6.2
Stichting Preferente Aandelen Accell Group

The Stichting Preferente Aandelen Accell Group (the Accell Group preference share trust) has its registered office in Heerenveen and its goal is to protect the interests of Accell Group NV, hereinafter also referred to as the Company, and its associated enterprise, including the enterprises carried out by the Companies with which it is affiliated in a group and all parties involved in the same. In the performance of this task, Stichting Preferente Aandelen Accell Group shall do its utmost to safeguard the interests of Accell Group and its associated enterprise and all parties involved in the same, while at the same time doing its utmost to resist any influences that may affect the independence and/or the continuity and/or the identity of the Company and its associated enterprise in conflict with those interests.

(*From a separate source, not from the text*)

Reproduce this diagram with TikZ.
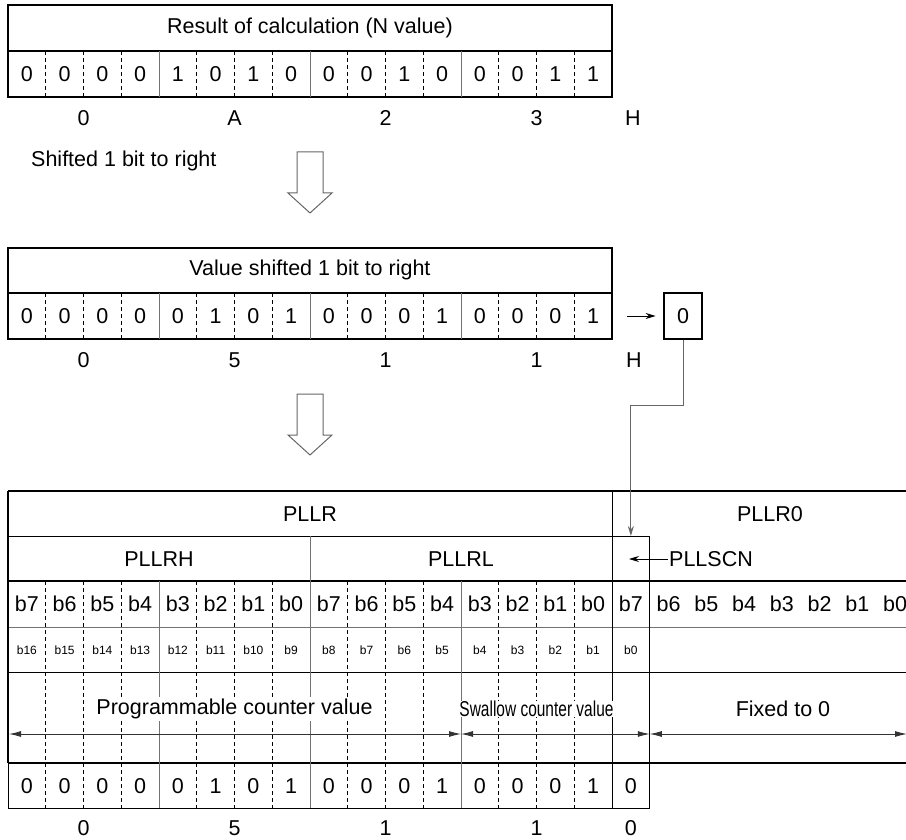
\documentclass[tikz,border=0pt]{standalone}
\usepackage{fontspec}
\setmainfont{Liberation Sans}
\usepackage{graphicx}
\usetikzlibrary{arrows.meta, positioning, calc}

\newcommand{\cellw}{37.75}
% dividers of one 16-bit row, between y=#1 and y=#2
\newcommand{\bitdividers}[2]{%
  \foreach \i in {1,...,15} {
    \pgfmathtruncatemacro{\nib}{mod(\i,4)}
    \ifnum\nib=0
      \draw[nibble] ({8+\i*\cellw},#1) -- ({8+\i*\cellw},#2);
    \else
      \draw[bitdash] ({8+\i*\cellw},#1) -- ({8+\i*\cellw},#2);
    \fi
  }%
}

\begin{document}
\begin{tikzpicture}[
    x=1pt, y=-1pt,
    >=Stealth,
    frame/.style={line width=2.7pt},
    thinline/.style={line width=1pt},
    nibble/.style={line width=1pt, color=black!55},
    bitdash/.style={line width=0.9pt, dash pattern=on 4pt off 3pt},
    lbl/.style={font=\fontsize{21.5}{25}\selectfont, inner sep=1pt},
    small/.style={font=\fontsize{12}{14}\selectfont, inner sep=1pt},
    arrow/.style={-{Stealth[length=10pt, width=6pt]}, line width=0.9pt},
    dimline/.style={{Latex[length=12pt, width=6pt]}-{Latex[length=12pt, width=6pt]},
                    line width=0.9pt, color=black!80},
    hollowarrow/.pic={
        \draw[line width=1pt, color=black!60, fill=white]
            (-13,0) -- (13,0) -- (13,41) -- (22,41) -- (0,61)
            -- (-22,41) -- (-13,41) -- cycle;
    },
]
    \useasboundingbox (0,0) rectangle (906,840);
    \clip (0,0) rectangle (906,840);

    % Result of calculation
    \draw[frame] (8,5) rectangle (612,97);
    \draw[frame] (8,51) -- (612,51);
    \bitdividers{51}{97}
    \node[lbl] (title1) at (310,28) {Result of calculation (N value)};
    \foreach \b [count=\i from 0] in {0,0,0,0,1,0,1,0,0,0,1,0,0,0,1,1}
        \node[lbl] (nbit\i) at ({8+(\i+0.5)*\cellw},74) {\b};
    \foreach \h [count=\i from 0] in {0,A,2,3}
        \node[lbl] (nhex\i) at ({8+(4*\i+2)*\cellw},118) {\h};
    \node[lbl] (nhexH) at (633,118) {H};

    \node[lbl, anchor=west] (shiftlbl) at (30,161) {Shifted 1 bit to right};
    \pic at (310,152) {hollowarrow};

    % Value shifted 1 bit to right
    \draw[frame] (8,248) rectangle (612,339);
    \draw[frame] (8,293) -- (612,293);
    \bitdividers{293}{339}
    \node[lbl] (title2) at (310,270) {Value shifted 1 bit to right};
    \foreach \b [count=\i from 0] in {0,0,0,0,0,1,0,1,0,0,0,1,0,0,0,1}
        \node[lbl] (sbit\i) at ({8+(\i+0.5)*\cellw},316) {\b};
    \foreach \h [count=\i from 0] in {0,5,1,1}
        \node[lbl] (shex\i) at ({8+(4*\i+2)*\cellw},360) {\h};
    \node[lbl] (shexH) at (634,360) {H};

    \node[lbl, draw, line width=2.7pt, minimum width=38pt, minimum height=46pt]
        (carry) at (683,316) {0};
    \coordinate (shiftout) at (627,316);
    \draw[arrow] (shiftout) -- ([xshift=-7pt]carry.west);

    \pic at (310,394) {hollowarrow};

    % PLLR register
    \draw[frame] (8,491) -- (914,491);
    \draw[thinline] (8,536) -- ({8+17*\cellw},536);
    \draw[frame] (8,581) -- (914,581);
    \draw[nibble] (8,627) -- (914,627);
    \draw[thinline] (8,672) -- (914,672);
    \draw[frame] (8,763) -- (914,763);
    \draw[thinline] (8,808) -- ({8+17*\cellw},808);
    \draw[frame] (8,491) -- (8,763);
    \draw[thinline] (8,763) -- (8,808);
    \draw[thinline] ({8+16*\cellw},491) -- ({8+16*\cellw},808);
    \draw[thinline] ({8+17*\cellw},536) -- ({8+17*\cellw},808);
    \draw[nibble] ({8+8*\cellw},536) -- ({8+8*\cellw},581);
    \bitdividers{581}{808}

    \node[lbl] (pllr) at (310,514) {PLLR};
    \node[lbl] (pllr0) at (770,514) {PLLR0};
    \node[lbl] (pllrh) at ({8+4*\cellw},559) {PLLRH};
    \node[lbl] (pllrl) at ({8+12*\cellw},559) {PLLRL};
    \node[lbl, anchor=west] (pllscn) at (668,559) {PLLSCN};
    \coordinate (scnin) at (629,559);
    \draw[arrow] (pllscn.west) -- (scnin);

    % bit numbers
    \foreach \i in {0,...,23} {
        \pgfmathtruncatemacro{\bn}{7-mod(\i,8)}
        \node[lbl] (reg\i) at ({8+(\i+0.5)*\cellw},604) {b\bn};
    }
    \foreach \i in {0,...,16} {
        \pgfmathtruncatemacro{\bn}{16-\i}
        \node[small] (nb\i) at ({8+(\i+0.5)*\cellw},650) {b\bn};
    }

    % Counter fields
    \node[lbl, fill=white, inner sep=2pt] (pcval) at ({8+6*\cellw},709) {Programmable counter value};
    \node[lbl, fill=white, inner sep=0pt] (scval) at ({8+14*\cellw},709)
        {\scalebox{0.72}[1]{Swallow counter value}};
    \node[lbl] (fixed) at (783,709) {Fixed to 0};
    \coordinate (pcleft) at (9,734);
    \coordinate (split1) at ({8+12*\cellw},734);
    \coordinate (split2) at ({8+17*\cellw},734);
    \coordinate (fixright) at (907,734);
    \draw[dimline] (pcleft) -- (split1);
    \draw[dimline] (split1) -- (split2);
    \draw[dimline] (split2) -- (fixright);

    % Register value
    \foreach \b [count=\i from 0] in {0,0,0,0,0,1,0,1,0,0,0,1,0,0,0,1,0}
        \node[lbl] (rbit\i) at ({8+(\i+0.5)*\cellw},786) {\b};
    \foreach \h [count=\i from 0] in {0,5,1,1}
        \node[lbl] (rhex\i) at ({8+(4*\i+2)*\cellw},828) {\h};
    \node[lbl] (rhex4) at ({8+16.5*\cellw},828) {0};

    % carry bit into PLLSCN
    \coordinate (scntop) at ({8+16.5*\cellw},536);
    \draw[line width=1pt, color=black!60, -{Stealth[length=10pt, width=6pt]}]
        (carry.south) -- ++(0,65) -| (scntop);
\end{tikzpicture}
\end{document}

To protect the continuity of (the strategy of) Accell Group and its stakeholders, Accell Group NV entered into an option agreement with Stichting Preferente Aandelen Accell Group in May 2015. This agreement replaced the previous option agreement dating from December 1998, which was later amended in 2009.

Pursuant to the option agreement, Stichting Preferente Aandelen Accell Group shall have the right at any time to acquire such a number of cumulative preference shares B as are required to make Stichting Preferente Aandelen Accell Group, after the acquisition of said shares, the holder of one half, less one share of the (increased) issued share capital (following the issue of shares). Stichting Preferente Aandelen Accell Group can exercise this right at any time – partially or entirely up to the aforementioned maximum – in the event that it believes there is a threat to the independence and/or the identity and/or the continuity of (the strategy of) the Company, the associated enterprise and any parties involved in the same.

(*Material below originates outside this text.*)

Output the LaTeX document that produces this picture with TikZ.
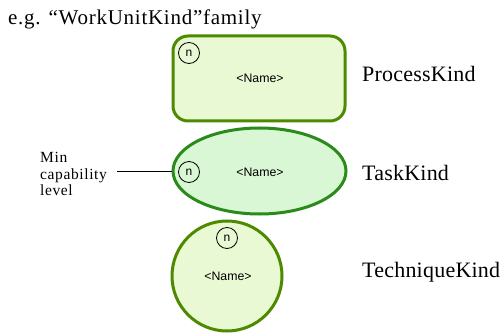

The option can be exercised, among other things, to (1) prevent or delay (the threat of) a public bid on the shares in the share capital of the Company that is deemed hostile, and/or (2) to prevent or oppose an unwanted concentration of voting rights in the General Meeting of Shareholders, and/or (3) to resist any unwanted influence or pressure from shareholders who wish to change the strategy of the Board of Management.

In these cases, the issuance of cumulative preference shares B enables the Company and its Board of Management and Supervisory Board to determine their standpoint vis-a-vis the bidder/hostile shareholder and any plans they may have, to investigate alternatives and to defend the interests of the Company and those of its stakeholders.

Within six months after any issue of cumulative preference shares B, the Board of Management shall convene a General Meeting of Shareholders to inform the shareholders regarding the current status and discuss the same with said shareholders.

Pursuant to article 2:346 section 1 sub e of the Dutch Civil Code, the Company has granted the Stichting Preferente Aandelen Accell Group the authority to submit a written request to the Enterprise Chamber of the Amsterdam Court of Appeal to initiate an inquiry into the policy and the general affairs of the Company, within the meaning of article 2:345 of the Dutch Civil Code.

The board of Stichting Preferente Aandelen Accell Group comprises three members, namely Mr. M.P. (Marco) Nieuwe Weme (Chairman), Mr. B. (Bart) van der Meer, and Mr. A.J.M. (Naud) van der Ven.

In the opinion of the Company and in the opinion of Stichting Preferente Aandelen Accell Group, Stichting Preferente Aandelen Accell Group is independent from the Company within the meaning of article 5:71 section 1 sub c of the Dutch Financial Supervision Act (Wft).

Members can consult the website of Stichting Preferente Aandelen Accell Group via: www.stichtingpreferenteaandelenaccellgroup.com.